=== Rows from a dataset of charts and code ===
'''
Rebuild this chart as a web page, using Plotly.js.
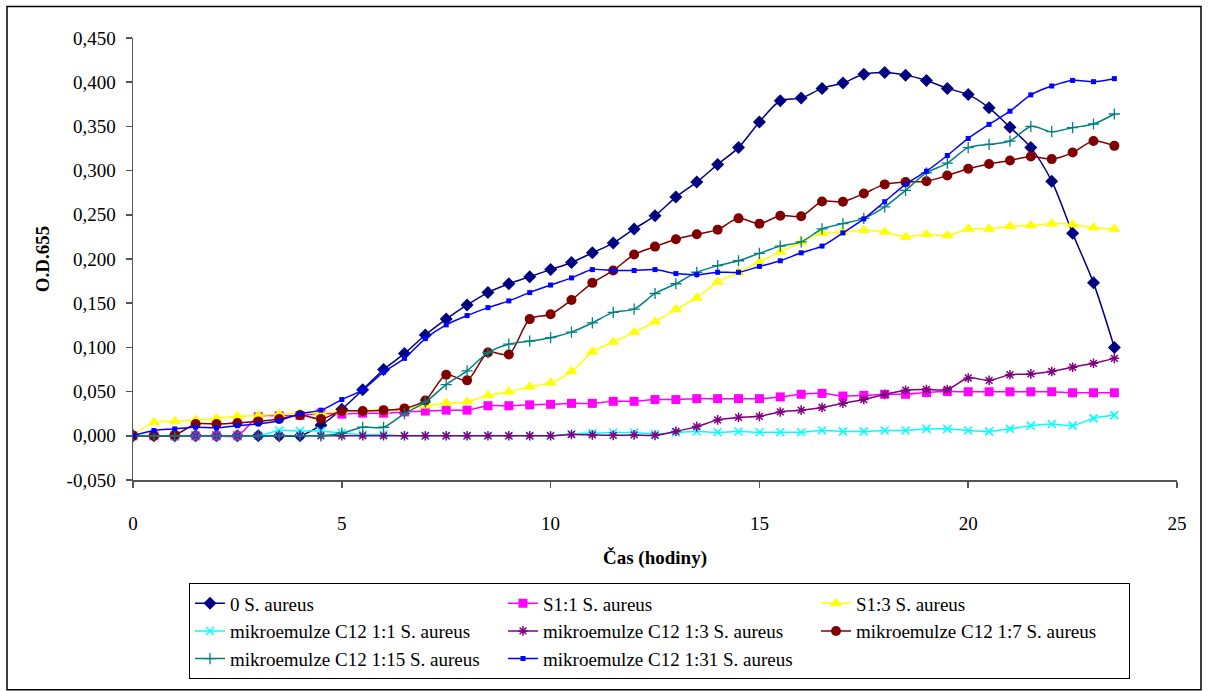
<!DOCTYPE html>
<html>
<head>
<meta charset="utf-8">
<script src="https://cdn.plot.ly/plotly-3.0.1.min.js"></script>
<style>
  html, body { margin: 0; padding: 0; background: #fff; }
  #chart { width: 1208px; height: 691px; }
</style>
</head>
<body>
<div id="chart"></div>
<script>
const hours = [0,0.5,1,1.5,2,2.5,3,3.5,4,4.5,5,5.5,6,6.5,7,7.5,8,8.5,9,9.5,10,10.5,11,11.5,12,12.5,13,13.5,14,14.5,15,15.5,16,16.5,17,17.5,18,18.5,19,19.5,20,20.5,21,21.5,22,22.5,23,23.5];

const seriesNames = [
  "0 S. aureus",
  "S1:1 S. aureus",
  "S1:3 S. aureus",
  "mikroemulze C12 1:1 S. aureus",
  "mikroemulze C12 1:3 S. aureus",
  "mikroemulze C12 1:7 S. aureus",
  "mikroemulze C12 1:15 S. aureus",
  "mikroemulze C12 1:31 S. aureus"
];

const s0 = [0,0,0,0,0,0,0,0,0,0.012,0.030,0.052,0.075,0.093,0.114,0.132,0.148,0.162,0.172,0.180,0.188,0.196,0.207,0.218,0.234,0.249,0.270,0.287,0.307,0.326,0.355,0.379,0.382,0.393,0.399,0.409,0.411,0.408,0.402,0.393,0.386,0.371,0.349,0.326,0.288,0.229,0.173,0.100];
const s11 = [0,0,0,0,0,0,0.0215,0.0226,0.023,0.0256,0.0245,0.0256,0.0256,0.027,0.028,0.029,0.029,0.034,0.034,0.035,0.0356,0.0367,0.0367,0.039,0.039,0.041,0.041,0.042,0.042,0.042,0.042,0.044,0.047,0.048,0.045,0.0457,0.047,0.047,0.049,0.050,0.0498,0.0498,0.0498,0.0498,0.0498,0.0487,0.0487,0.0487];
const s13 = [0,0.0152,0.0163,0.018,0.0197,0.022,0.023,0.0245,0.0256,0.026,0.0275,0.029,0.029,0.031,0.034,0.037,0.0386,0.0457,0.0498,0.0554,0.060,0.0727,0.095,0.106,0.117,0.129,0.143,0.156,0.174,0.185,0.197,0.208,0.219,0.229,0.2306,0.2324,0.2306,0.225,0.228,0.2265,0.234,0.234,0.237,0.238,0.240,0.239,0.2354,0.234];
const c1 = [0,0,0,0,0,0,0,0.006,0.0055,0.0055,0.003,0.0015,0.0015,0,0,0,0,0,0,0,0,0.002,0.003,0.0037,0.0037,0.002,0.0037,0.0048,0.004,0.0048,0.004,0.004,0.004,0.006,0.005,0.005,0.006,0.006,0.0078,0.0078,0.006,0.005,0.0078,0.0115,0.0134,0.0115,0.0197,0.0234];
const c3 = [0,0,0,0,0,0,0,0,0,0,0,0,0,0,0,0,0,0,0,0,0,0.0015,0.001,0.0005,0.001,0.0005,0.005,0.0104,0.018,0.0208,0.022,0.027,0.029,0.032,0.0368,0.041,0.0468,0.0516,0.0524,0.0524,0.0654,0.0627,0.069,0.070,0.0727,0.0776,0.082,0.0876];
const c7 = [0,0,0.001,0.0134,0.0134,0.0145,0.0163,0.019,0.0234,0.019,0.028,0.028,0.029,0.031,0.040,0.069,0.0627,0.0943,0.092,0.132,0.1375,0.1537,0.173,0.187,0.205,0.214,0.2224,0.228,0.2332,0.246,0.240,0.249,0.2484,0.265,0.2648,0.274,0.2844,0.287,0.288,0.2944,0.302,0.3074,0.3115,0.316,0.313,0.3204,0.3334,0.328];
const c15 = [0,0,0,0,0,0,0,0,0,0,0.003,0.0097,0.0097,0.025,0.038,0.058,0.0735,0.094,0.1036,0.107,0.111,0.1173,0.1277,0.1396,0.1433,0.161,0.172,0.185,0.1924,0.198,0.2064,0.2146,0.2194,0.234,0.240,0.246,0.259,0.2777,0.2974,0.3085,0.326,0.3297,0.3334,0.350,0.344,0.3486,0.3527,0.364];
const c31 = [0,0.006,0.0078,0.0097,0.009,0.0115,0.0134,0.017,0.025,0.029,0.041,0.052,0.072,0.0876,0.110,0.1255,0.136,0.145,0.1526,0.162,0.1705,0.1786,0.188,0.187,0.187,0.188,0.1835,0.1823,0.185,0.185,0.1916,0.198,0.207,0.2146,0.2295,0.2454,0.2648,0.2844,0.2993,0.3171,0.3364,0.3523,0.3672,0.3857,0.3957,0.402,0.4006,0.404];

const yTickVals = [-0.05,0,0.05,0.1,0.15,0.2,0.25,0.3,0.35,0.4,0.45];
const yTickText = yTickVals.map(v => (v < 0 ? "-" : "") + Math.abs(v).toFixed(3).replace(".", ","));
const xTickVals = [0,5,10,15,20,25];

const seriesValues = [s0, s11, s13, c1, c3, c7, c15, c31];
const styles = [
  {color: "#000080", symbol: "diamond", size: 10},
  {color: "#FF00FF", symbol: "square", size: 9},
  {color: "#FFFF00", symbol: "triangle-up", size: 11},
  {color: "#00FFFF", symbol: "x-thin-open", size: 8, lw: 1.5},
  {color: "#800080", symbol: "asterisk-open", size: 8, lw: 1.5},
  {color: "#800000", symbol: "circle", size: 10},
  {color: "#008080", symbol: "cross-thin-open", size: 8, lw: 1.3},
  {color: "#0000FF", symbol: "square", size: 5}
];

const serif = "Liberation Serif";

const traces = seriesValues.map((vals, i) => ({
  type: "scatter",
  mode: "lines+markers",
  name: seriesNames[i],
  x: hours,
  y: vals,
  line: {color: styles[i].color, width: 1.5, shape: "spline", smoothing: 0.8},
  marker: {
    color: styles[i].color,
    symbol: styles[i].symbol,
    size: styles[i].size,
    line: {color: styles[i].color, width: styles[i].lw || 0}
  }
}));

const L = 133, R = 1177, T = 38, B = 487;
const pw = R - L, ph = B - T;
const px = v => (v - L) / pw;
const py = v => (B - v) / ph;

const layout = {
  width: 1208,
  height: 691,
  margin: {l: L, r: 1208 - R, t: T, b: 691 - B},
  paper_bgcolor: "#fff",
  plot_bgcolor: "#fff",
  showlegend: true,
  font: {family: serif, size: 19, color: "#000"},
  xaxis: {
    range: [0, 25],
    tickvals: xTickVals,
    ticktext: xTickVals.map(String),
    showgrid: false,
    zeroline: false,
    showline: true,
    linecolor: "#555",
    linewidth: 1.5,
    ticks: "outside",
    ticklen: 6,
    tickwidth: 1.5,
    tickcolor: "#555",
    ticklabelstandoff: 20,
    tickfont: {family: serif, size: 19, color: "#000"},
    title: {text: "<b>Čas (hodiny)</b>", font: {family: serif, size: 19, color: "#000"}, standoff: 17}
  },
  yaxis: {
    range: [-0.05, 0.45],
    tickvals: yTickVals,
    ticktext: yTickText,
    showgrid: false,
    zeroline: false,
    showline: true,
    linecolor: "#555",
    linewidth: 1.5,
    ticks: "outside",
    ticklen: 6,
    tickwidth: 1.5,
    tickcolor: "#555",
    ticklabelstandoff: 6,
    tickfont: {family: serif, size: 19, color: "#000"},
    title: {text: "<b>O.D.655</b>", font: {family: serif, size: 19, color: "#000"}, standoff: 12}
  },
  legend: {
    orientation: "h",
    x: px(189),
    xanchor: "left",
    y: py(592),
    yanchor: "top",
    bgcolor: "#fff",
    bordercolor: "#000",
    borderwidth: 1,
    entrywidth: 268,
    entrywidthmode: "pixels",
    traceorder: "normal",
    font: {family: serif, size: 19, color: "#000"}
  },
  shapes: [{
    type: "rect", xref: "paper", yref: "paper",
    x0: px(7), x1: px(1201), y0: py(700), y1: py(6),
    line: {color: "#000", width: 1.5},
    fillcolor: "rgba(0,0,0,0)",
    layer: "below"
  }]
};

Plotly.newPlot("chart", traces, layout, {staticPlot: true, displayModeBar: false});
</script>
</body>
</html>
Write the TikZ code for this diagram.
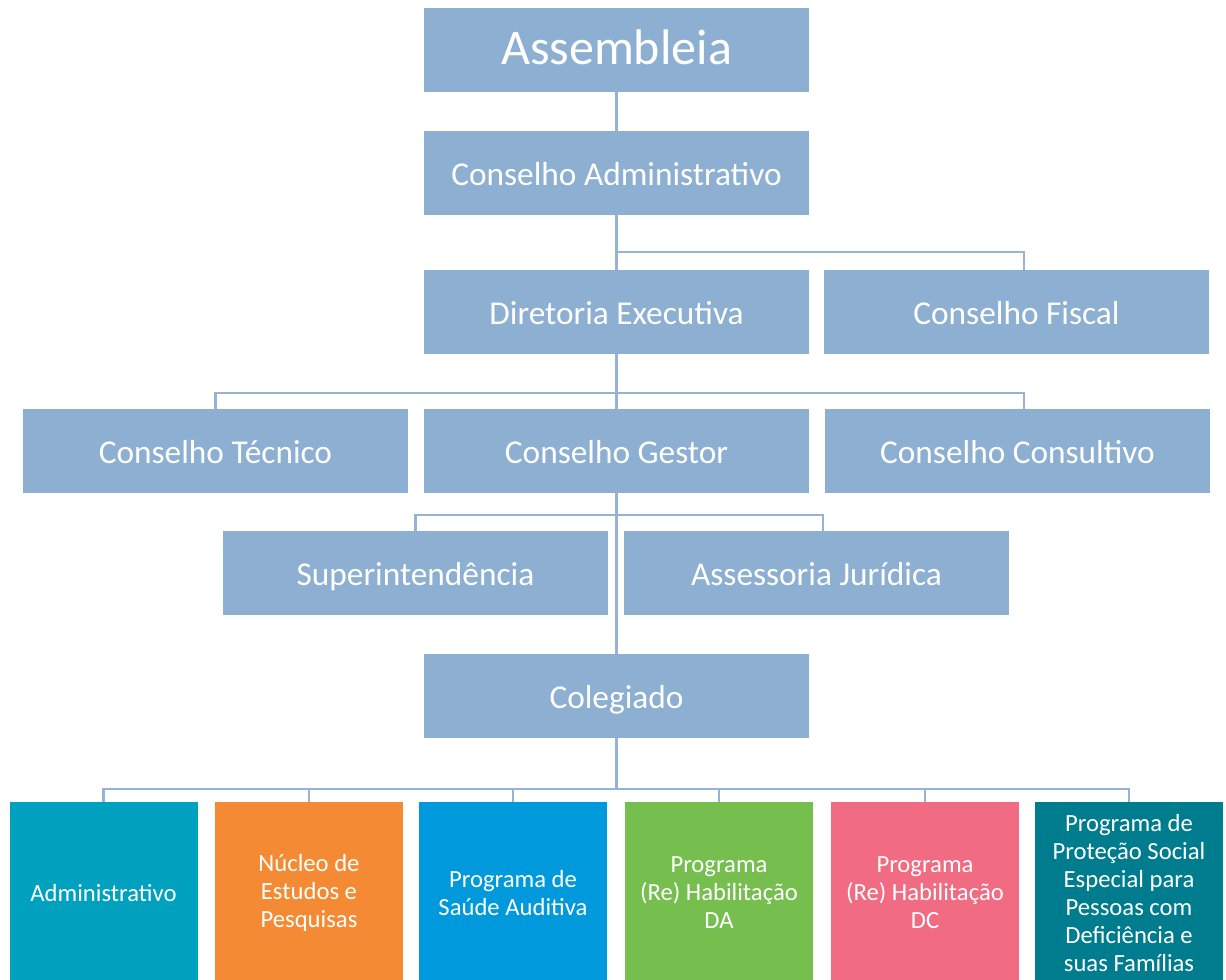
\documentclass[tikz,border=0pt]{standalone}
\usepackage{fontspec}
\setmainfont{Carlito}
\usetikzlibrary{positioning}
\definecolor{azulcaixa}{HTML}{8CAFD2}
\definecolor{azullinha}{HTML}{95B3D7}
\definecolor{corAdm}{HTML}{00A1BE}
\definecolor{corNucleo}{HTML}{F48A33}
\definecolor{corSaude}{HTML}{009ADC}
\definecolor{corDA}{HTML}{76BF4F}
\definecolor{corDC}{HTML}{F16B82}
\definecolor{corProtecao}{HTML}{007C8F}
\tikzset{
  % caixas azuis da diretoria e conselhos
  caixa/.style={fill=azulcaixa, text=white, minimum width=288.75pt,
    minimum height=63pt, inner sep=0pt, text height=23pt, text depth=5pt,
    font=\fontsize{25}{30}\selectfont},
  % caixas coloridas dos programas
  programa/.style={fill=#1, text=white, minimum width=141pt,
    minimum height=136.5pt, inner sep=0pt, align=center,
    font=\fontsize{18.5}{21}\selectfont},
  ligacao/.style={draw=azullinha, line width=1.6pt}
}

\begin{document}
\begin{tikzpicture}[x=0.75pt, y=-0.75pt]
  \useasboundingbox (0,0) rectangle (1226,979);

  % topo
  \node[caixa, text height=28pt, text depth=7pt,
        font=\fontsize{37.5}{40}\selectfont] (asm) at (616.5,50) {Assembleia};
  \node[caixa] (cadm) at (616.5,173) {Conselho Administrativo};
  \node[caixa] (dir) at (616.5,312) {Diretoria Executiva};
  \node[caixa] (fiscal) at (1016.5,312) {Conselho Fiscal};

  % conselhos
  \node[caixa] (tecnico) at (215.5,451) {Conselho Técnico};
  \node[caixa] (gestor) at (616.5,451) {Conselho Gestor};
  \node[caixa] (consultivo) at (1017.5,451) {Conselho Consultivo};

  \node[caixa] (super) at (415.5,573) {Superintendência};
  \node[caixa] (assess) at (816.5,573) {Assessoria Jurídica};
  \node[caixa] (coleg) at (616.5,696) {Colegiado};

  % programas
  \node[programa=corAdm] (p1) at (103.5,893) {Administrativo};
  \node[programa=corNucleo] (p2) at (309,893) {Núcleo de\\Estudos e\\Pesquisas};
  \node[programa=corSaude] (p3) at (513,893) {Programa de\\Saúde Auditiva};
  \node[programa=corDA] (p4) at (719,893) {Programa\\(Re) Habilitação\\DA};
  \node[programa=corDC] (p5) at (925,893) {Programa\\(Re) Habilitação\\DC};
  \node[programa=corProtecao] (p6) at (1129,893) {Programa de\\Proteção Social\\Especial para\\Pessoas com\\Deficiência e\\suas Famílias};

  % ligacoes
  \draw[ligacao] (asm) -- (cadm);
  \draw[ligacao] (cadm) -- (dir);
  \draw[ligacao] (cadm.south) -- ++(0,37) -| ([xshift=5.6pt]fiscal.north);

  \draw[ligacao] (dir) -- (gestor);
  \draw[ligacao] (dir.south) -- ++(0,39) coordinate (ramo1);
  \draw[ligacao] (ramo1) -| (tecnico.north);
  \draw[ligacao] (ramo1) -| ([xshift=4.9pt]consultivo.north);

  \draw[ligacao] (gestor) -- (coleg);
  \draw[ligacao] (gestor.south) -- ++(0,22) coordinate (ramo2);
  \draw[ligacao] (ramo2) -| (super.north);
  \draw[ligacao] (ramo2) -| ([xshift=4.9pt]assess.north);

  \draw[ligacao] (coleg.south) -- ++(0,51) coordinate (ramo3);
  \foreach \i in {1,...,6}
    \draw[ligacao] (ramo3) -| (p\i.north);
\end{tikzpicture}
\end{document}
'''
=== PROBLEM STATEMENT ===
Look through the entries above and count each line holding "this"; report the count alone.

=== OUTPUT BELOW ===
2